Competing Interest Statement
The authors have declared no competing interest.
Funding Statement
Lara Reichmann had partial funding by https://wamri.ai/.
Author Declarations
I confirm all relevant ethical guidelines have been followed, and any necessary IRB and/or ethics committee approvals have been obtained.
Yes
The details of the IRB/oversight body that provided approval or exemption for the research described are given below:
This study uses the MIMIC dataset. We are using the MIMIC IRB. This study was approved by the Institutional Review Boards of Beth Israel Deaconess Medical Center (Boston, MA) and the Massachusetts Institute of Technology (Cambridge, MA). Requirement for individual patient consent was waived because the study did not impact clinical care and all protected health information was de-identified. De-identification was performed in compliance with Health Insurance Portability and Accountability Act (HIPAA) standards in order to facilitate public access to MIMIC-II. Deletion of protected health information (PHI) from structured data sources (e.g., database fields that provide patient name or date of birth) was straightforward. Additionally, PHI were removed from the discharge summaries and diagnostic reports as well as the approximately 700,000 free-text nursing and respiratory notes in MIMIC-II using an automated algorithm previously shown to out perform clinicians in detecting PHI.
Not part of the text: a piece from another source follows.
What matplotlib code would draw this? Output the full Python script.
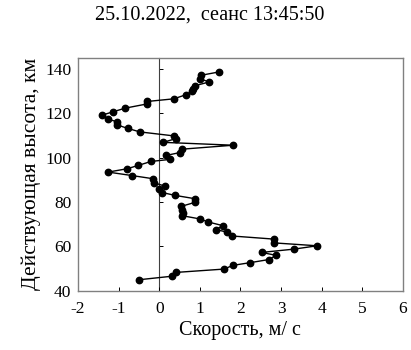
import matplotlib
matplotlib.use("Agg")
import matplotlib.pyplot as plt

plt.rcParams['font.family'] = ['Liberation Serif', 'DejaVu Serif']
plt.rcParams['axes.unicode_minus'] = False

# скорость, м/с и действующая высота, км (снизу вверх)
height = [45.0, 46.6, 48.3, 49.8, 51.5, 52.7, 54.1, 56.0, 57.3, 58.8,
          60.3, 61.6, 63.3, 64.7, 66.4, 67.6, 69.4, 71.0, 72.4, 73.9,
          75.2, 76.5, 78.0, 79.8, 81.5, 83.0, 84.3, 85.9, 87.2, 88.7,
          90.5, 91.9, 93.5, 95.0, 96.5, 98.3, 99.2, 101.0, 102.3, 103.8,
          105.6, 106.9, 108.6, 109.8, 111.6, 113.2, 114.7, 116.2, 117.4, 119.2,
          120.7, 122.3, 124.2, 125.3, 126.5, 128.3, 129.8, 130.9, 132.4, 134.1,
          135.5, 137.1, 138.6]
speed = [-0.50, 0.32, 0.41, 1.59, 1.82, 2.24, 2.70, 2.88, 2.52, 3.32,
         3.89, 2.83, 2.83, 1.80, 1.68, 1.40, 1.56, 1.21, 1.00, 0.55,
         0.59, 0.57, 0.53, 0.87, 0.88, 0.39, 0.07, 0.00, 0.14, -0.14,
         -0.15, -0.66, -1.26, -0.79, -0.52, -0.20, 0.26, 0.17, 0.51, 0.55,
         1.82, 0.09, 0.42, 0.36, -0.48, -0.78, -1.03, -1.05, -1.27, -1.40,
         -1.13, -0.84, -0.30, -0.30, 0.36, 0.65, 0.80, 0.84, 0.88, 1.23,
         1.00, 1.03, 1.47]

xticks = [-2, -1, 0, 1, 2, 3, 4, 5, 6]
yticks = [40, 60, 80, 100, 120, 140]

fig = plt.figure(figsize=(4.11, 3.5), dpi=100)
ax = fig.add_axes([0.19, 0.169, 0.79, 0.666])

ax.plot(speed, height, color='black', lw=1.0, marker='o', ms=4.6, zorder=3)

ax.set_xlim(-2, 6)
ax.set_ylim(40, 145)
ax.set_xticks(xticks)
ax.set_yticks(yticks)
ax.tick_params(axis='x', direction='in', length=3, width=0.7, labelsize=12.5, pad=7)
ax.tick_params(axis='y', length=0, labelsize=12.5, pad=5)
for s in ax.spines.values():
    s.set_color('#808080')
    s.set_linewidth(1.0)

# вертикальная ось в нуле
sec = ax.secondary_yaxis(0.25)
sec.set_yticks(yticks[1:])
sec.tick_params(axis='y', direction='in', length=3, width=0.7, labelleft=False)
sec.spines['left'].set_color('#404040')
sec.spines['left'].set_linewidth(0.8)

ax.set_xlabel('Скорость, м/ с', fontsize=14.5, labelpad=3)
ax.set_ylabel('Действующая высота, км', fontsize=15.5, labelpad=3)
fig.text(0.51, 0.957, '25.10.2022,  сеанс 13:45:50', fontsize=14.5,
         ha='center', va='center')

fig.savefig('out.png', dpi=100)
All necessary patient/participant consent has been obtained and the appropriate institutional forms have been archived.
Yes
I understand that all clinical trials and any other prospective interventional studies must be registered with an ICMJE-approved registry, such as ClinicalTrials.gov. I confirm that any such study reported in the manuscript has been registered and the trial registration ID is provided (note: if posting a prospective study registered retrospectively, please provide a statement in the trial ID field explaining why the study was not registered in advance).
Yes
I have followed all appropriate research reporting guidelines and uploaded the relevant EQUATOR Network research reporting checklist(s) and other pertinent material as supplementary files, if applicable.
Yes
Data Availability
We used publically available data from MIMIC dataset.